To Sue, or Not to Sue? That Is the Question

A. Singer & Associates

As an average person, you have probably had little reason to need a lawyer or, particularly, to ever have to sue anybody. But, in business it is a completely different story. Often people break their promises (contracts). They don’t pay their bills. They don’t come through on their end to do what they promised to do. Sometimes, they may even attempt to steal your ideas or steal your customers! And if so, you are on the hunt to find someone who will represent your interests. So, what can you expect?

Like any business, there are all kinds of attorneys. Some are good. Some are kind. Some are rude. Some are totally incompetent. But one thing you can be sure of, it’s going to cost you a lot of money!

Lawsuits are expensive in time and money and emotional toll. So, how do you decide if you should sue or not?

I usually tell clients that a lawsuit is an investment and when evaluating any investment, you need to determine if it will pay off in the end. So, the first thing to look at is what will the law suit produce if you win. Attorneys call this your “damages.” Every legal claim has to have certain elements to even be brought in a court of law – things that have to be proven in order to obtain a judgment in your favor. One of the most important is that of damages and if you don’t have any, you can’t proceed – nor should you want to!

If you were going to purchase a beach lot, let’s say, for investment purposes. Your whole goal is to make sure that the property will increase in value so that when you sell you, you will have made a profit, right? Well, the same is true of a law suit. What can you expect to gain at the end of the suit? If you are in an auto accident, you will be compensated for your injuries, for damage to your vehicle and for the pain and suffering you experienced as a result. Most such cases are taken on a contingency basis so that the attorney is very motivated to get good (and profitable) results for you as they don’t get paid unless you do. The amount of payment is also based on a percentage of what you receive, so again, the attorney is motivated to get the highest return.

One of the most common types of lawsuits (other than accidents or injuries) is breach of contract. So how do you determine the damages you have suffered? Let’s say you purchase a house and don’t find out until after you move in that the roof leaks. The seller was aware of the leak, but covered it up by painting the ceiling and putting in new carpet. This is a violation of law as a seller has to disclose every defect they are aware of or it is a “breach of contract.” Your damages are what it will cost you to have to make the repairs along with any damage that may have occurred to your furnishings and personal property. In such a case, if your claims are proven true, you will be awarded the total of your damages and, in some cases, you can get reimbursed for what you spend on attorney fees. But realize that in most instances, your attorney fees are out of pocket so the total you receive will be reduced by the amount of damages you pay.

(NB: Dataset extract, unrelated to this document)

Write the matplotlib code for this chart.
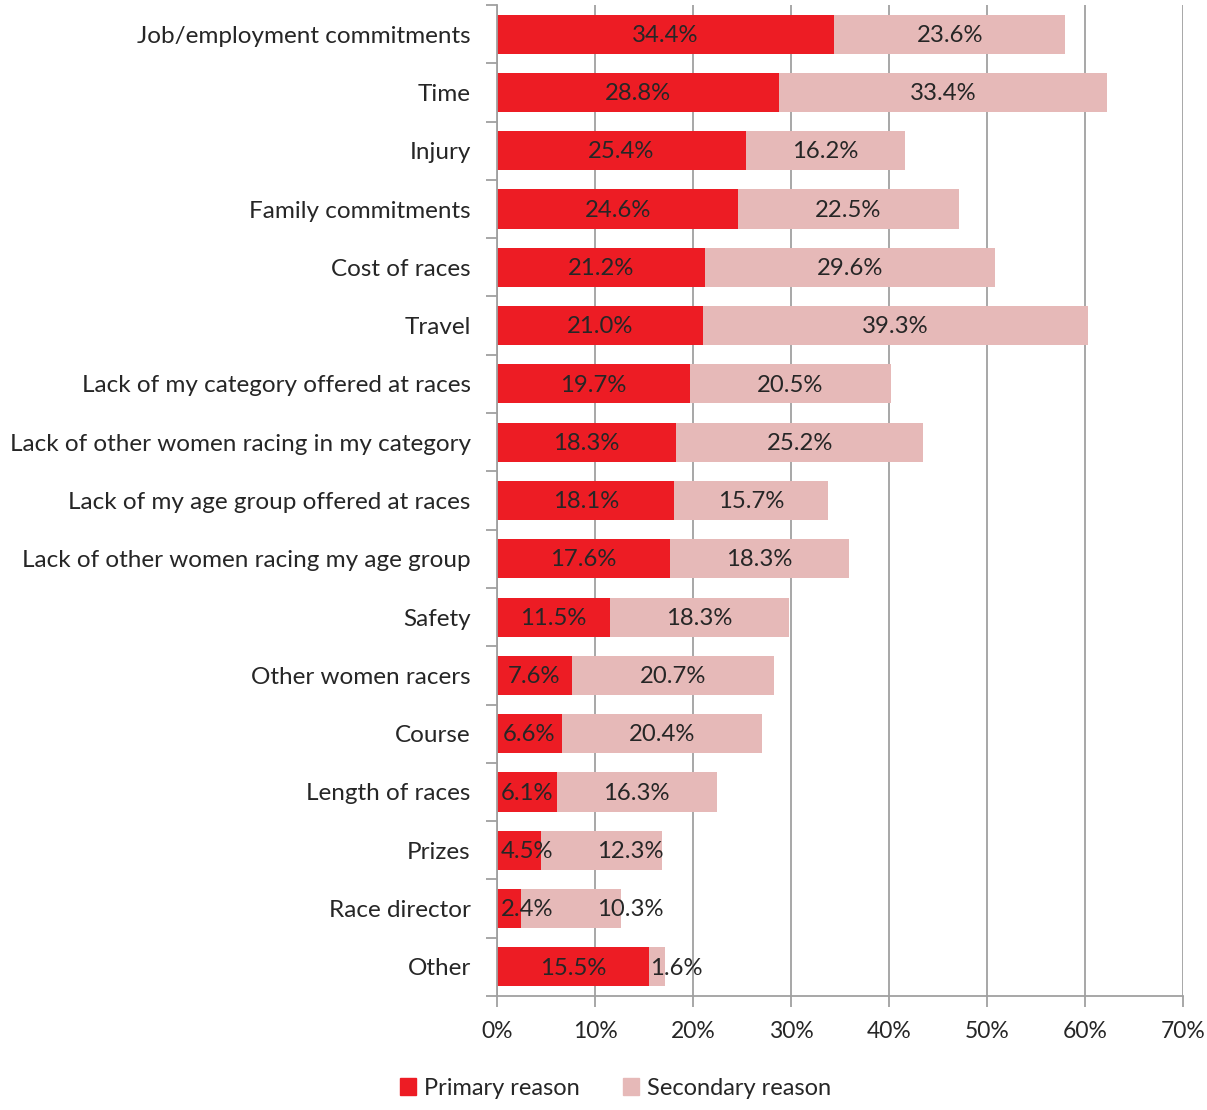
import numpy as np
import matplotlib.pyplot as plt
from matplotlib.patches import Patch

plt.rcParams['font.family'] = ['Lato', 'DejaVu Sans']

reasons = ['Job/employment commitments', 'Time', 'Injury', 'Family commitments',
           'Cost of races', 'Travel', 'Lack of my category offered at races',
           'Lack of other women racing in my category',
           'Lack of my age group offered at races',
           'Lack of other women racing my age group', 'Safety',
           'Other women racers', 'Course', 'Length of races', 'Prizes',
           'Race director', 'Other']
primary = [34.4, 28.8, 25.4, 24.6, 21.2, 21.0, 19.7, 18.3, 18.1, 17.6,
           11.5, 7.6, 6.6, 6.1, 4.5, 2.4, 15.5]
secondary = [23.6, 33.4, 16.2, 22.5, 29.6, 39.3, 20.5, 25.2, 15.7, 18.3,
             18.3, 20.7, 20.4, 16.3, 12.3, 10.3, 1.6]

red = '#ED1C24'
pink = '#E6B9B8'
grid_c = '#A0A0A0'
txt = '#262626'

fig = plt.figure(figsize=(12.07, 11.10), dpi=100)
ax = fig.add_axes([0.4118, 0.1027, 0.9801 - 0.4118, 0.9955 - 0.1027])

y = np.arange(len(reasons))
ax.barh(y, primary, height=0.67, color=red, zorder=2)
ax.barh(y, secondary, left=primary, height=0.67, color=pink, zorder=2)

# keep labels off the axis and apart from each other on short bars
for i in range(len(reasons)):
    xp = max(primary[i] / 2, 3.1)
    xs = max(primary[i] + secondary[i] / 2, xp + 10.5)
    ax.text(xp, y[i] + 0.02, f'{primary[i]:.1f}%', ha='center', va='center',
            fontsize=17.2, color=txt, zorder=3)
    ax.text(xs, y[i] + 0.02, f'{secondary[i]:.1f}%', ha='center', va='center',
            fontsize=17.2, color=txt, zorder=3)

ax.set_xlim(0, 70)
ax.set_ylim(len(reasons) - 0.5, -0.5)
ax.set_xticks(np.arange(0, 71, 10))
ax.set_xticklabels([f'{v}%' for v in range(0, 71, 10)])
ax.set_yticks(y)
ax.set_yticklabels(reasons)
ax.set_yticks(np.arange(-0.5, len(reasons)), minor=True)

ax.xaxis.grid(True, color=grid_c, linewidth=1.3, zorder=0)
for s in ['top', 'right']:
    ax.spines[s].set_visible(False)
for s in ['left', 'bottom']:
    ax.spines[s].set_color(grid_c)
    ax.spines[s].set_linewidth(1.3)

ax.tick_params(axis='y', which='major', length=0, pad=19, labelsize=17.5, labelcolor=txt)
ax.tick_params(axis='y', which='minor', length=8, color=grid_c, width=1.3)
ax.tick_params(axis='x', length=8, color=grid_c, width=1.3, pad=10,
               labelsize=16.5, labelcolor=txt)

handles = [Patch(color=red, label='Primary reason'),
           Patch(color=pink, label='Secondary reason')]
fig.legend(handles=handles, loc='lower center', bbox_to_anchor=(0.51, -0.009),
           ncol=2, frameon=False, fontsize=17, handlelength=0.7,
           handleheight=0.7, handletextpad=0.35, columnspacing=1.8,
           labelcolor=txt)

fig.savefig('out.png', dpi=100)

Another thing to consider is the length of time that it will take to recoup your losses. In California – and I’m sure in most courts across the land – the legal system is backlogged. Financial cutbacks have reduced the personnel available to assist the court in processing the voluminous amount of documents as well as a shortage of judges. As a rule, therefore, your case can languish through the courts for a minimum of a year and more often than not for up to two years. I always ask clients “how will you feel at the end of two years?” I guarantee that after a year or more of ongoing litigation and ongoing fees and costs, you will not be nearly as angry as you were the first day you spoke to an attorney about representing you!

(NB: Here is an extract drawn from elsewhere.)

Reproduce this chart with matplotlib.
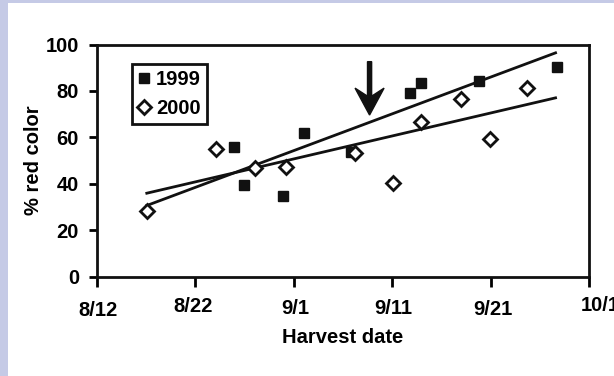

So a good attorney will advise you at the very beginning what to expect both time-wise and cost-wise. If you determine that after a year or more of litigation you are going to come out even or with a small profit, then that’s the time to reevaluate whether proceeding with a lawsuit is a good idea. It is not a good investment if you spend $50,000 in attorney fees and only get $40,000 back or even $60,000 back.

In one case I had, my client had purchased an apartment building in Long Beach California – an expensive project to begin with. After the close of escrow, they found that the building (and numerous apartments) were riddled with mold. Two years later, we got a judgment for my client of over $1.2 million. His investment in attorneys fees and repairs was $638,000. In the end, aside from the emotional toll, my client was more than satisfied with the outcome. Yes, it took nearly two years to get the result and a lot of stress and anxiety along the way, but it was worth the investment. My client ended up with more than a half-million dollars in his pocket in the end.

So, before you consider filing suit, evaluate all of these things. Interview multiple attorneys and get multiple opinions but, bottom line, make sure you get an answer to the preliminary question. How much will I have to invest to get a return on my money? If the answer to that question is minuscule or that you come out even, then it may be best to walk away – even if it makes you really mad that the defendant screwed you over. In those instances, one can only hope that karma is a real thing and will come to get them eventually!